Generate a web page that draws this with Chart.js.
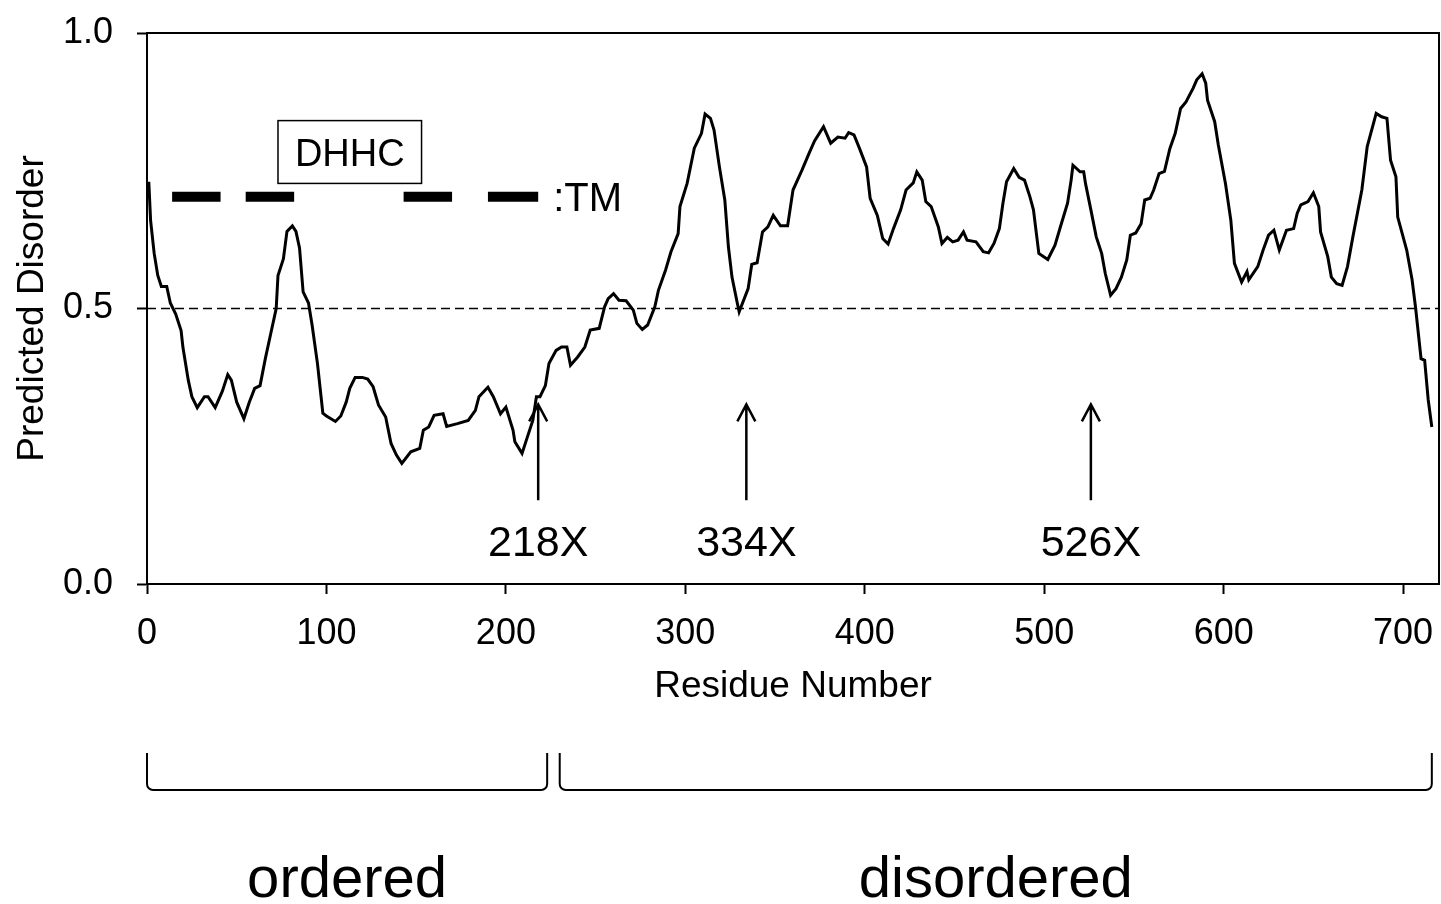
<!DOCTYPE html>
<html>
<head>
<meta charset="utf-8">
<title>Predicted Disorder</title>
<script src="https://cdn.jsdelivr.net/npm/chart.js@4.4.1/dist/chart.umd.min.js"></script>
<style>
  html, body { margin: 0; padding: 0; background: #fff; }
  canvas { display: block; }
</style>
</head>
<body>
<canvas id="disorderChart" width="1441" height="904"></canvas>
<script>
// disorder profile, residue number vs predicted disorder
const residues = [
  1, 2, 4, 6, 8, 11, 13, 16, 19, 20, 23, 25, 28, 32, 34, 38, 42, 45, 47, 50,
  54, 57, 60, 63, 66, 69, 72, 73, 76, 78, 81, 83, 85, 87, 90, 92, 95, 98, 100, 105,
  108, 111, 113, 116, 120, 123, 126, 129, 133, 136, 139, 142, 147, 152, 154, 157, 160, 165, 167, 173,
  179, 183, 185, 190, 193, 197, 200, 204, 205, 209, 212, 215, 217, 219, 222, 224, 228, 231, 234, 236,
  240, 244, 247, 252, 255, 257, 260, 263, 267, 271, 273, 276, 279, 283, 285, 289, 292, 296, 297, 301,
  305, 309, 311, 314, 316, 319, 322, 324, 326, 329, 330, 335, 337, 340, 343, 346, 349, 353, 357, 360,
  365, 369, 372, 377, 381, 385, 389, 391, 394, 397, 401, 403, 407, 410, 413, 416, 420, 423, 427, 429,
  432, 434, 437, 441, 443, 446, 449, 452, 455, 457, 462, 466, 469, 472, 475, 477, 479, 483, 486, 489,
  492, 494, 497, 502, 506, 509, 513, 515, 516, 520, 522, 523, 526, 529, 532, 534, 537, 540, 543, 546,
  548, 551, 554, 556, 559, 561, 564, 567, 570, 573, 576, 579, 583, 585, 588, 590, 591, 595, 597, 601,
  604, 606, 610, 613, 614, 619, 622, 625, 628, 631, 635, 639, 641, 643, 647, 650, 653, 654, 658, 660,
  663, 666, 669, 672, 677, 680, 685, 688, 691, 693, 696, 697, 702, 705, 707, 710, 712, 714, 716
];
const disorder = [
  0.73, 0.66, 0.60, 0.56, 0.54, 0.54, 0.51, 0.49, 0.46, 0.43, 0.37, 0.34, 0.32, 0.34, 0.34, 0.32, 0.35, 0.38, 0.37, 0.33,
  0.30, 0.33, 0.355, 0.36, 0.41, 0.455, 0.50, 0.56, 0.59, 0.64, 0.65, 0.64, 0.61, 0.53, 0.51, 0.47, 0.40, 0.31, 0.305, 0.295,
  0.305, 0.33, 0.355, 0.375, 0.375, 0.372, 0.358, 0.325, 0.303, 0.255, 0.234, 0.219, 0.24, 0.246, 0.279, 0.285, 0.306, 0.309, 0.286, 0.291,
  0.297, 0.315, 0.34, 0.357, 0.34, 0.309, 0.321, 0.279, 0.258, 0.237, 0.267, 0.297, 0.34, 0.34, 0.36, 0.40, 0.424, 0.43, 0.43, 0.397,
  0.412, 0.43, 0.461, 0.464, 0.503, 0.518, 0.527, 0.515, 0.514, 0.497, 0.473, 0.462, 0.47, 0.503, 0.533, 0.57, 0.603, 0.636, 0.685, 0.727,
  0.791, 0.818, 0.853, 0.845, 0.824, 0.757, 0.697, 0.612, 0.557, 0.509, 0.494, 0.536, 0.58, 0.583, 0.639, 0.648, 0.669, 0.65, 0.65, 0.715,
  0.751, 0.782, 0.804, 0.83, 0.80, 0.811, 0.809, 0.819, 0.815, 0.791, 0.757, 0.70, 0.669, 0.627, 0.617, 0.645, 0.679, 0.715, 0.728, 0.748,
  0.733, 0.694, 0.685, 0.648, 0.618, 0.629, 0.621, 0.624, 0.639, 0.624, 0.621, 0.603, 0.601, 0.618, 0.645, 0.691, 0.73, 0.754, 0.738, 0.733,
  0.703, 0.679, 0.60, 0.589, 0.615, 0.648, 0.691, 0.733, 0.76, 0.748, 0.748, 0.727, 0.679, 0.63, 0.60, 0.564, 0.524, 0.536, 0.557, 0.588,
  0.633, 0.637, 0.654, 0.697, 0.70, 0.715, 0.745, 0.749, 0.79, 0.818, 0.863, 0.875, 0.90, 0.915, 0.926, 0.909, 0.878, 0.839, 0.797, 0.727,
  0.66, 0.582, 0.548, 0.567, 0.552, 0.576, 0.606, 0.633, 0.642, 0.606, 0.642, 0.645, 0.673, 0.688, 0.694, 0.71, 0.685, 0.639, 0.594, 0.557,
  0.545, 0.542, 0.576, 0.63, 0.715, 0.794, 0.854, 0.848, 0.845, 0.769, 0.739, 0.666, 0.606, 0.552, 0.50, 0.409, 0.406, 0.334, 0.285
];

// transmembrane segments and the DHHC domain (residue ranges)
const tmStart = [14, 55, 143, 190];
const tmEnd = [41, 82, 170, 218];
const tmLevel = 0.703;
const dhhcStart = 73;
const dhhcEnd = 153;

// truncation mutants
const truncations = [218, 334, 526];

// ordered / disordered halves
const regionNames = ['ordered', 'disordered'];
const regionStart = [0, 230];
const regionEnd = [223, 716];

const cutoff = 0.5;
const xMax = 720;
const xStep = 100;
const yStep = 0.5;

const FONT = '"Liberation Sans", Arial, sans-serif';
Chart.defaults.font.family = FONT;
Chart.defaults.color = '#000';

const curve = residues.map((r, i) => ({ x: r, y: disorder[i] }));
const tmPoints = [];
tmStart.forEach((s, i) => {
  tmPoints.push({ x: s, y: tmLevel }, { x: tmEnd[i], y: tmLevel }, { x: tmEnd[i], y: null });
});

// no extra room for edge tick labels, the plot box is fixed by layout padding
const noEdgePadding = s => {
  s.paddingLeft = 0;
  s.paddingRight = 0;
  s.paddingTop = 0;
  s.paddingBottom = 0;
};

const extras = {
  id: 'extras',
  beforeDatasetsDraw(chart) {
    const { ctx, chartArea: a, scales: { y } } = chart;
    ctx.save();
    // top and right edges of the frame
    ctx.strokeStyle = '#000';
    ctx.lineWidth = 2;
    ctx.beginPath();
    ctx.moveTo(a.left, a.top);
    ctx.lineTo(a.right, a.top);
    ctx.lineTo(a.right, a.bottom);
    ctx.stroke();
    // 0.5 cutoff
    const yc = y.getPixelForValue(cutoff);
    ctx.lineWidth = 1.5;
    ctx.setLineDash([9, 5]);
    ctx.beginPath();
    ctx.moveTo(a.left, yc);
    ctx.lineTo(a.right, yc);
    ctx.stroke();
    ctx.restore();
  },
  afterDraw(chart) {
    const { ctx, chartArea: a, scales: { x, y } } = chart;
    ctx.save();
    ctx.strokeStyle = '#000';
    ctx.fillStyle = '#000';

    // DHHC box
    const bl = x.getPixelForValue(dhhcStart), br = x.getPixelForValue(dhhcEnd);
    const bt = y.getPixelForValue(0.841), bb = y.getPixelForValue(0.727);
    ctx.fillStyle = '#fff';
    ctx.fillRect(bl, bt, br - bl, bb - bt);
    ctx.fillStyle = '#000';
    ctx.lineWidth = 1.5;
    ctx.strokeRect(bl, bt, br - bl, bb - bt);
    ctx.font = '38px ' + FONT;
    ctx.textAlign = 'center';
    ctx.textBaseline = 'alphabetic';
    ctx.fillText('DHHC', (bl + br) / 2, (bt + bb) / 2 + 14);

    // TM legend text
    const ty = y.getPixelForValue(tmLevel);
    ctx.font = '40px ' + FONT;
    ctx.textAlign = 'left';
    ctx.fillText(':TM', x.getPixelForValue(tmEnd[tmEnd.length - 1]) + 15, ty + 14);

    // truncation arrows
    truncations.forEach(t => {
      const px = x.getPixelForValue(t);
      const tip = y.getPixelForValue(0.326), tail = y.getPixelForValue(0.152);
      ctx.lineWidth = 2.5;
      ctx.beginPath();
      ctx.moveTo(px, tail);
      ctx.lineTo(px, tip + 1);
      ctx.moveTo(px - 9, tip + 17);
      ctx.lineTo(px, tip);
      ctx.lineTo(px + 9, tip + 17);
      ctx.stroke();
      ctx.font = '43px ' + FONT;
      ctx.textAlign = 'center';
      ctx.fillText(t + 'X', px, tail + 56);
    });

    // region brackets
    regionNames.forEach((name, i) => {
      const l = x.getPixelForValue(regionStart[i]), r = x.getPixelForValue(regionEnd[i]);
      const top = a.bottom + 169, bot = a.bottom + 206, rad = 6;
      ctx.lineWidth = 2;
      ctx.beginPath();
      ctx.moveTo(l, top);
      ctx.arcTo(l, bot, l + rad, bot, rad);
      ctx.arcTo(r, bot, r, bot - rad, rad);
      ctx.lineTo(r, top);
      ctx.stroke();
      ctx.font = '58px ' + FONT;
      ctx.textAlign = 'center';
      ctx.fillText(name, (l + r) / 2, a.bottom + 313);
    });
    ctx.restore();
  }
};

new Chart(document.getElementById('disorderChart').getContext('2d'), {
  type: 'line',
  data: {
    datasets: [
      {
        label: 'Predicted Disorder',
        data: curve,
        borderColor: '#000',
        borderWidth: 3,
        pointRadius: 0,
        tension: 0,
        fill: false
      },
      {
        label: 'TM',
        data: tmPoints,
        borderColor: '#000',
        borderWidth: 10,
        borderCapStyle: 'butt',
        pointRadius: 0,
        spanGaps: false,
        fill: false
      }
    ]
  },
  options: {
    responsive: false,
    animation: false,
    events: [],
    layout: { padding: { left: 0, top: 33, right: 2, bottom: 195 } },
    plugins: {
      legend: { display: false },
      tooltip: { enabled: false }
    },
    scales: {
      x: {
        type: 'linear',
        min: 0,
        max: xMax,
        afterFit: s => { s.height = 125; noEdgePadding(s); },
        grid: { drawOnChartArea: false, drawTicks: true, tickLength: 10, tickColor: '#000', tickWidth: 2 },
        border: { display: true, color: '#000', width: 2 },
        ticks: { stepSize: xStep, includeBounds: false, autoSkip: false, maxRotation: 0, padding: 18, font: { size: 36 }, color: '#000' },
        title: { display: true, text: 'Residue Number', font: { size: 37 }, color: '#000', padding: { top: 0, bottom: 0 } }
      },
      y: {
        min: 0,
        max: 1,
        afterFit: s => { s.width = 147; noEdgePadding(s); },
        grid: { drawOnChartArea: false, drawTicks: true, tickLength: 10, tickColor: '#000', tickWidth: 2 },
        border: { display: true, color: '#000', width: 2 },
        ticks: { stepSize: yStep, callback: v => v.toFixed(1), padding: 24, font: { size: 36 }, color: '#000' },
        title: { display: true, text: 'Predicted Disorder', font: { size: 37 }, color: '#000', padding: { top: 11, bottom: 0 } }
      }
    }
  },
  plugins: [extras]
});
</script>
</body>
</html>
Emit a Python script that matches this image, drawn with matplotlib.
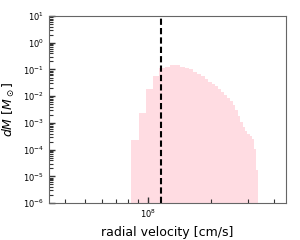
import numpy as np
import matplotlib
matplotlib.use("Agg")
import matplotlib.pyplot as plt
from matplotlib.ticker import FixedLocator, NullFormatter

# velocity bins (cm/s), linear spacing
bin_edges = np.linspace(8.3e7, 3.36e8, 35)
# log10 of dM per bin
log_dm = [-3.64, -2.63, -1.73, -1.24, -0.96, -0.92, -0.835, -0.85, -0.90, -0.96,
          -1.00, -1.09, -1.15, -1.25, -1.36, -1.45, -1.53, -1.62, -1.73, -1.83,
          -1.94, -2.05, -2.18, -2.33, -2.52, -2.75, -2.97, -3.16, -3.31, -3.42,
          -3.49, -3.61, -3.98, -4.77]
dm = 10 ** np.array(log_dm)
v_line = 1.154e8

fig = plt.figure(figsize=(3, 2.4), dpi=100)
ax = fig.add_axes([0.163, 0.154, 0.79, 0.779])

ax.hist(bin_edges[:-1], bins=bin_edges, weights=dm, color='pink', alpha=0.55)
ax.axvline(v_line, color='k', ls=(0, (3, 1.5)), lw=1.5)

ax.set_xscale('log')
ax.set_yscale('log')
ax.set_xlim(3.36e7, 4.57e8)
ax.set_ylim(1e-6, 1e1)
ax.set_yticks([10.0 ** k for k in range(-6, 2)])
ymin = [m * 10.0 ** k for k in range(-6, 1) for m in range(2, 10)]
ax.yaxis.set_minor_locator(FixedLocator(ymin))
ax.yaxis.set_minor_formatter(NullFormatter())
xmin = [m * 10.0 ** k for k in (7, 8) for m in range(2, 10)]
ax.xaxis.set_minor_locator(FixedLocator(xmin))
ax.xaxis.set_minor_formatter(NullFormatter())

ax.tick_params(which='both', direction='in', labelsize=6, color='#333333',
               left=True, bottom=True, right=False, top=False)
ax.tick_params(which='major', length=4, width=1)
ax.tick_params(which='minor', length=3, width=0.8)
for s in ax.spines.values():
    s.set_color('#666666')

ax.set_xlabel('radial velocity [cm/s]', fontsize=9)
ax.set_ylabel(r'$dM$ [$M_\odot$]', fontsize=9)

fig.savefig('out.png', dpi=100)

______________________________

- INSTRUCTIONS FOR THE TASK
Pull out every line holding "that" from the records above, and copy it.

- EXPECTED ANSWER
Generate a web page that draws this with Chart.js.
Emit a Python script that matches this image, drawn with matplotlib.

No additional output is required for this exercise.